Walk through any older Toronto neighbourhood of row houses, semis, and low-rise buildings and you will see them everywhere: the short walls that rise above the edge of a flat roof. They are called parapets, most homeowners never think about them, and the 2024 building code gave them new attention.
That attention is overdue, because parapets sit at one of the most failure-prone lines on the entire building, and a problem there leaks in a way that is slow, hidden, and expensive to chase down.
The detail the code clarified
Among the changes folded into Ontario’s 2024 code were clarified provisions for wind loads on roof parapets and balcony guards near the tops of buildings, along with provisions for the wind design of attached canopies on low buildings.
Parapets sit at the most wind-exposed line on the whole structure. They catch wind on both faces and are precisely where uplift and pressure concentrate, which is why the code singled them out for clearer design rules rather than leaving them to interpretation.
Why parapets matter on a flat roof

On Toronto’s many flat and low-slope roofs, the parapet is not decorative. It is a functional part of the roofing system. It contains and terminates the roof membrane at the perimeter, it anchors the edge metal and coping, and it is one of the most frequent sources of leaks when any of those details are done poorly.

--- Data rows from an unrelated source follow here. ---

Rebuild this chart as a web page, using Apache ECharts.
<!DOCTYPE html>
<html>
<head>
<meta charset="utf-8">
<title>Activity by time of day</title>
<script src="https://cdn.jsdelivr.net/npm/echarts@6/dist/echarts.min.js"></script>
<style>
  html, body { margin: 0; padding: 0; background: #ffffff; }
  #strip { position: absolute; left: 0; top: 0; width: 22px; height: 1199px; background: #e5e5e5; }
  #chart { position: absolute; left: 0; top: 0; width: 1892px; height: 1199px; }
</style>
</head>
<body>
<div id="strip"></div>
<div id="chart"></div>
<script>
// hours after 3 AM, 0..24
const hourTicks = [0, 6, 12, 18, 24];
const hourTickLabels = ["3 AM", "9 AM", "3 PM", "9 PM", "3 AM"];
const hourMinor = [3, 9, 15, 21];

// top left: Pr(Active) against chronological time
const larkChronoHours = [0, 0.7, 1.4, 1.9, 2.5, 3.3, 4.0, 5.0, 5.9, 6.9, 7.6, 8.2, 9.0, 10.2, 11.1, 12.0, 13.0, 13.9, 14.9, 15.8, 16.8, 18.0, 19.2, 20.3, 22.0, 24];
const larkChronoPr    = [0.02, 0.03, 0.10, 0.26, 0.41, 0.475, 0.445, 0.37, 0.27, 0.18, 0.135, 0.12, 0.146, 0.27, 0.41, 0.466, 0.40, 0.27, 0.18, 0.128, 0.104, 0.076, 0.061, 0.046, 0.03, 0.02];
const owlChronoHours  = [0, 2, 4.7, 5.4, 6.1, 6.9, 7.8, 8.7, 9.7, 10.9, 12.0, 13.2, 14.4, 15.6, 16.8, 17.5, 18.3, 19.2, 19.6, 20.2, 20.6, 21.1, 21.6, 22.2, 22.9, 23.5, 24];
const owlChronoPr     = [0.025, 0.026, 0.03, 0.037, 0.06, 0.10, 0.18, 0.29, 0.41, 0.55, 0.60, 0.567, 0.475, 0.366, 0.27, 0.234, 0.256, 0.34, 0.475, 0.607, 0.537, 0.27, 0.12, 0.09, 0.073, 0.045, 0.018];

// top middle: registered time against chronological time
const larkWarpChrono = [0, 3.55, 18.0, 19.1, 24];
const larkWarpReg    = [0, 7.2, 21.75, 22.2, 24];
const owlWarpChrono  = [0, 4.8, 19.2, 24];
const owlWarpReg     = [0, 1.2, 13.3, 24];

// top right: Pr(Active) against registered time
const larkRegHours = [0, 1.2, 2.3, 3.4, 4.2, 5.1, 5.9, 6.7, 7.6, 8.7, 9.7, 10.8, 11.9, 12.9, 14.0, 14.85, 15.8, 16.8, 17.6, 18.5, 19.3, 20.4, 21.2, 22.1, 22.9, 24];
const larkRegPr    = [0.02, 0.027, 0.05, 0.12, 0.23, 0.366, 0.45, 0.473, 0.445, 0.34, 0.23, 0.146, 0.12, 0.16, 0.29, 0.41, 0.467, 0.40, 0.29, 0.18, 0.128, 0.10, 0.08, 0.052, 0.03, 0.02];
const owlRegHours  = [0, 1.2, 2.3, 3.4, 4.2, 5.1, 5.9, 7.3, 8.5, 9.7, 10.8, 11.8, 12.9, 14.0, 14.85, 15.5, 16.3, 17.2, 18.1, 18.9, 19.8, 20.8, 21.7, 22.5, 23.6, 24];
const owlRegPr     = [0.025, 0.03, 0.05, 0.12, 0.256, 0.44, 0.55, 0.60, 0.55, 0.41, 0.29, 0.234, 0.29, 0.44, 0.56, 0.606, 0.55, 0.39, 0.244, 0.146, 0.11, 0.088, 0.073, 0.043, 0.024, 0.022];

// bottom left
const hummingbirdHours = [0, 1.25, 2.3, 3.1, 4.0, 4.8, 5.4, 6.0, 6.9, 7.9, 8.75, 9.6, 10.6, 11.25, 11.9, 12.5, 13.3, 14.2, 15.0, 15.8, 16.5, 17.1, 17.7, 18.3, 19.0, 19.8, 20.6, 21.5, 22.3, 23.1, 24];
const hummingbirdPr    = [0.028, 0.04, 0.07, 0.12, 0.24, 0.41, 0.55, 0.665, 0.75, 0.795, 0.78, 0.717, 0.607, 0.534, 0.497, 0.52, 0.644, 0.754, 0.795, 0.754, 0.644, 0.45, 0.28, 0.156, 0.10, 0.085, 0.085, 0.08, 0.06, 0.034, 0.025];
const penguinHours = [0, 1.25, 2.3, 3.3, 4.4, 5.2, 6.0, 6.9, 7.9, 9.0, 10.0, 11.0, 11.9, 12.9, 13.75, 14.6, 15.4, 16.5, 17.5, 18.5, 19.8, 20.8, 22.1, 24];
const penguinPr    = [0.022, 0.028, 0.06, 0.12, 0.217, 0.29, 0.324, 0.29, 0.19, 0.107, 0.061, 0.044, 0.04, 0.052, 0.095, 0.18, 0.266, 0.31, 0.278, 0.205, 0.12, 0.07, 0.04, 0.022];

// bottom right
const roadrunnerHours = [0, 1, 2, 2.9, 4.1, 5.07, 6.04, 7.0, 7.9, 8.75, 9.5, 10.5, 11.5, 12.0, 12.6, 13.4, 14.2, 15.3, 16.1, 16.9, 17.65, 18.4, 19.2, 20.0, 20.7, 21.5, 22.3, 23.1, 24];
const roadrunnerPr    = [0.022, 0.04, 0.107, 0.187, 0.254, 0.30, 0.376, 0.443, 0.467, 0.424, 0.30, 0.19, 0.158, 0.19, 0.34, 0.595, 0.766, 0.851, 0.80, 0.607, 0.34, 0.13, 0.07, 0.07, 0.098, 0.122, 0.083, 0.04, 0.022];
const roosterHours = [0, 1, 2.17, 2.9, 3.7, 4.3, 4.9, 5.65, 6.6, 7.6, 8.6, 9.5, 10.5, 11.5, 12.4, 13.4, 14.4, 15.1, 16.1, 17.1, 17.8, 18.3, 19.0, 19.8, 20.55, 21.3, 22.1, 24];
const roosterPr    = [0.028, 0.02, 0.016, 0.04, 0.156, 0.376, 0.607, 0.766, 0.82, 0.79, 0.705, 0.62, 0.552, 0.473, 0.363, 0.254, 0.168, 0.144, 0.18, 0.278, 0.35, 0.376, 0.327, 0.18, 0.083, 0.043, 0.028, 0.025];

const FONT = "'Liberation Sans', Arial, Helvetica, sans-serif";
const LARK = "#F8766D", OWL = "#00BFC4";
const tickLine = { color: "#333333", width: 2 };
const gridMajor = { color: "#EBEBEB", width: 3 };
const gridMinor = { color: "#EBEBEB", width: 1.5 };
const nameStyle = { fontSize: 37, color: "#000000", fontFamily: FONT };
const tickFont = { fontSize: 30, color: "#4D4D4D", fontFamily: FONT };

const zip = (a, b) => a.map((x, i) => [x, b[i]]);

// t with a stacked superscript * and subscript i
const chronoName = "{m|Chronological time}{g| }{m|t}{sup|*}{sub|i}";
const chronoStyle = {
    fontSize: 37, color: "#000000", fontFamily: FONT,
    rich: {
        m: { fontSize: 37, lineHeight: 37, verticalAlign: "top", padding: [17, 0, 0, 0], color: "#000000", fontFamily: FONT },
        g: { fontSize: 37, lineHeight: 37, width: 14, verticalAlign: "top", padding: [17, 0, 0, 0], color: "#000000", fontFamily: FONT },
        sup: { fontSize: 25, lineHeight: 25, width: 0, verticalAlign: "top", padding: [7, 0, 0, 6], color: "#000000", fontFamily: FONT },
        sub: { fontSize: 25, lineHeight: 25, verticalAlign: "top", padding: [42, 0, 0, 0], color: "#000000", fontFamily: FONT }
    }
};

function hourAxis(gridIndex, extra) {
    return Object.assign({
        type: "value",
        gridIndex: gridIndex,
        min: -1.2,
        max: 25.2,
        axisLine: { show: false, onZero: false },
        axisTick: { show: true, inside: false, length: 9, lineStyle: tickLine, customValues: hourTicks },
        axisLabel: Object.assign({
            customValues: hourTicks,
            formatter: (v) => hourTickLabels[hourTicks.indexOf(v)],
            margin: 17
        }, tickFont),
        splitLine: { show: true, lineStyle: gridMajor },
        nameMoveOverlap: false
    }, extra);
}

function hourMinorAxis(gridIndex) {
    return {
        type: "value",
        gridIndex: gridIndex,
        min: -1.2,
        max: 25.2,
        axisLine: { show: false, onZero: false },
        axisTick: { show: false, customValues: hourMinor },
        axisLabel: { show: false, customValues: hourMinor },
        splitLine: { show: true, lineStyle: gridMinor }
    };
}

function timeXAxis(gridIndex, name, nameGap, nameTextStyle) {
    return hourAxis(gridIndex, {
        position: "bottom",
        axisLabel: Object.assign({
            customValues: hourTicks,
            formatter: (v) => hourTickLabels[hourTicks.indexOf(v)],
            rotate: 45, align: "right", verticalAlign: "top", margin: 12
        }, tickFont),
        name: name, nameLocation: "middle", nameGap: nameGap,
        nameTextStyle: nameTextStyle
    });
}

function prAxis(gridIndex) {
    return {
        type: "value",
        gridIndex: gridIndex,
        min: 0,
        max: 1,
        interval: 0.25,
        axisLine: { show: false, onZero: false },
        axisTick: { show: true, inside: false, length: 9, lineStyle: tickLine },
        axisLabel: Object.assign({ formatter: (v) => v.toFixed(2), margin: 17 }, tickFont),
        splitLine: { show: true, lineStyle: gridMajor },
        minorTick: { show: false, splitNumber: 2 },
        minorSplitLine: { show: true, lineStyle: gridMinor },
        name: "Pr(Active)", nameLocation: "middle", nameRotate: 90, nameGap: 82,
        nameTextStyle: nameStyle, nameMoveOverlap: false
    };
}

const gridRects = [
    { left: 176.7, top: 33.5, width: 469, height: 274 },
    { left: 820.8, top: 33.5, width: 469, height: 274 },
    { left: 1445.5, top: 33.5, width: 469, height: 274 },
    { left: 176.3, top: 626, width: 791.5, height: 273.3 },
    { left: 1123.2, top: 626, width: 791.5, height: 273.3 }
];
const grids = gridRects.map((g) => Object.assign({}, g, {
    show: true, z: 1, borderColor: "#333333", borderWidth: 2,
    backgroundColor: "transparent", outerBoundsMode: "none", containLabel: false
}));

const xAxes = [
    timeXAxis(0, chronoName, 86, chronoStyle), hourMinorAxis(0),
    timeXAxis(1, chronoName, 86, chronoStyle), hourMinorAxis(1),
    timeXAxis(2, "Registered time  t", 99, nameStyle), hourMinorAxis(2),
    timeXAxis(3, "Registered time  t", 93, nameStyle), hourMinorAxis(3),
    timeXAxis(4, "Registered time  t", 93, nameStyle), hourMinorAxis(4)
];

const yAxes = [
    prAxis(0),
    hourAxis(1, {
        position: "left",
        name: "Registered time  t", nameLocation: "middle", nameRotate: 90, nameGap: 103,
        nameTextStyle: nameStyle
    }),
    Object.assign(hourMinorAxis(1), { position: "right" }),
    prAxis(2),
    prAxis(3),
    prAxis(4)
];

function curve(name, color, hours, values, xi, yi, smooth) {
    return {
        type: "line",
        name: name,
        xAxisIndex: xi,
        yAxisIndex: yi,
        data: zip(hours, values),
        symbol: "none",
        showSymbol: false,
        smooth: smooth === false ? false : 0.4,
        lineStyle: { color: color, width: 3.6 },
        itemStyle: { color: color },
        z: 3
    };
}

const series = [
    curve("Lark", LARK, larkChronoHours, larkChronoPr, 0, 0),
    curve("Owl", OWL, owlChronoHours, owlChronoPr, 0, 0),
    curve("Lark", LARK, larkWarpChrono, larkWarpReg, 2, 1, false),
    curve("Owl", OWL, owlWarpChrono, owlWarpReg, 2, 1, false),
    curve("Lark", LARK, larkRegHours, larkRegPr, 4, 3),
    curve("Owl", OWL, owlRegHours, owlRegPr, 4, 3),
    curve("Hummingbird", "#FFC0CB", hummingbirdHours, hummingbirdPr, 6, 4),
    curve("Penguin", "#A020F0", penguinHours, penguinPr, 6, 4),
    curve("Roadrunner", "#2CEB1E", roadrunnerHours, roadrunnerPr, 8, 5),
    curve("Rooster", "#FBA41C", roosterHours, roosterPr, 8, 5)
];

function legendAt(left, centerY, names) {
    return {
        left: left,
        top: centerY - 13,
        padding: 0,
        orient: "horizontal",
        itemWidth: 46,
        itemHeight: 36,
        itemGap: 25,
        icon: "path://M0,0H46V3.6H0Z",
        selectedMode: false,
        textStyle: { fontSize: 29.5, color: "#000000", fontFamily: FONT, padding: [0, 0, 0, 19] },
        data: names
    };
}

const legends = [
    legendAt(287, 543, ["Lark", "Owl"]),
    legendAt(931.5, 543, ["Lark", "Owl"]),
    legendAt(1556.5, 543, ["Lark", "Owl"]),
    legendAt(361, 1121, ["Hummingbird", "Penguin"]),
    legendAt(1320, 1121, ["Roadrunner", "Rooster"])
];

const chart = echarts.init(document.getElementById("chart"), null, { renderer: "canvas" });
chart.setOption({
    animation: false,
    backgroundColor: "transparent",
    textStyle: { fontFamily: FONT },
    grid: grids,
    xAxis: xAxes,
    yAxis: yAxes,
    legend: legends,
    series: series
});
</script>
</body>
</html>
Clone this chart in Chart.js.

A failing parapet lets water in at the very edge of the roof, where it can run down inside the wall cavity and do damage long before anyone notices a stain on the ceiling. By the time it shows, the water has often been getting in for a season or more, and the repair involves opening up the wall, not just patching the roof.
What it means for a re-roof
For a homeowner replacing a flat roof, the parapet is one of the details that quietly determines whether the new roof lasts a decade or three. Proper membrane termination up and over the parapet, watertight cap or coping flashing, and correctly lapped edge metal are where low-bid flat-roof jobs tend to fail first.
Flat roofing is also a genuine specialty. The membrane systems, the detailing, and the drainage are different enough from sloped shingle work that not every residential crew does them well. Homeowners with flat roofs are well served by choosing an installer with real low-slope experience and asking specifically about how they handle flat-roof and parapet detailing.
The perimeter is where trouble starts
The broader lesson of the code’s renewed focus is simple: on a flat roof, the field of the membrane is rarely the problem. The trouble starts at the edges, the penetrations, and the parapets, where different materials meet and movement concentrates.
So when you are vetting a flat-roof quote, ask how the contractor handles the perimeter, not just what membrane goes in the middle. Cap flashing, membrane termination, and clean parapet detailing are the difference between a roof that stays dry and one that lets water creep down inside the walls, unseen, for years.